If profiling was carried out for 100 interrupts, a profile might indicate that the processor was running code from function A during 50 interrupts, the processor was running code from function B during 25 interrupts, and the processor was running code from function C during 25 interrupts. Such data would indicate to the developer that processor time was split among functions A, B, and C on a percentage basis of 50%, 25%, and 25%, respectively. If functions A, B, and C all were written to have equal distribution, the example profile would tend to indicate that functions B and C are not receiving enough processor time and function A is processor-bound, requiring too much processor time.
A sample-based profiler may obtain information from the stack of an interrupted thread. A “stack” is a region of reserved memory in which a program or programs store status data, such as procedure and function call addresses, passed parameters, and local variables. A “stack frame” is a portion of a thread's stack that represents local storage (arguments, return addresses, return values, and local variables) for a single function invocation. Every active thread of execution has a portion of system memory allocated for its stack space. A thread's stack could consist of sequences of stack frames.
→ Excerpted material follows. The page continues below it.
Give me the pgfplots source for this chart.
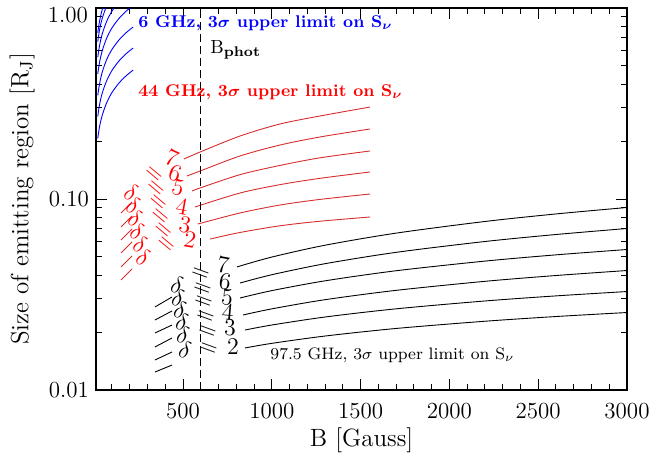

The set of frames on a thread's stack could represent the state of execution of that thread at any time. Many operating systems provide software timer interrupts useful to profilers. These timer interrupts can be employed to sample information from a call stack.
In a multitasking system, threads can be queued before the threads are executed. One technique for queuing threads is to maintain a single, centralized queue that may be referred to generically as a “run queue.” If a processor becomes available, the next available thread is assigned from the run queue to the processor.
In some multi-processor systems, queuing threads may be accomplished by maintaining separate queues for each processor. Thus, when a thread is created, it could be assigned to a processor in a round robin fashion. With such a technique, some processors may become overloaded while other processors are relatively idle. Furthermore, some low priority threads may become starved, i.e. not provided with enough processing time, because higher priority threads are added to the run queue of the processor for which the low priority threads are waiting.
Previous sample-based profiling systems collected data relating to a specific process the processor was executing during each scheduled interruption of a process. Such profilers provided no data or limited data on a process that was runnable but not running when the interruption occurred. Runnable but not running means that the only resource the process is waiting on is the CPU itself. Such previous profiling systems are limited in the ability to determine whether a process is starved of processor time. Thus, there is a need for an apparatus and method for profiling processes are runnable but not running in a multithreaded environment.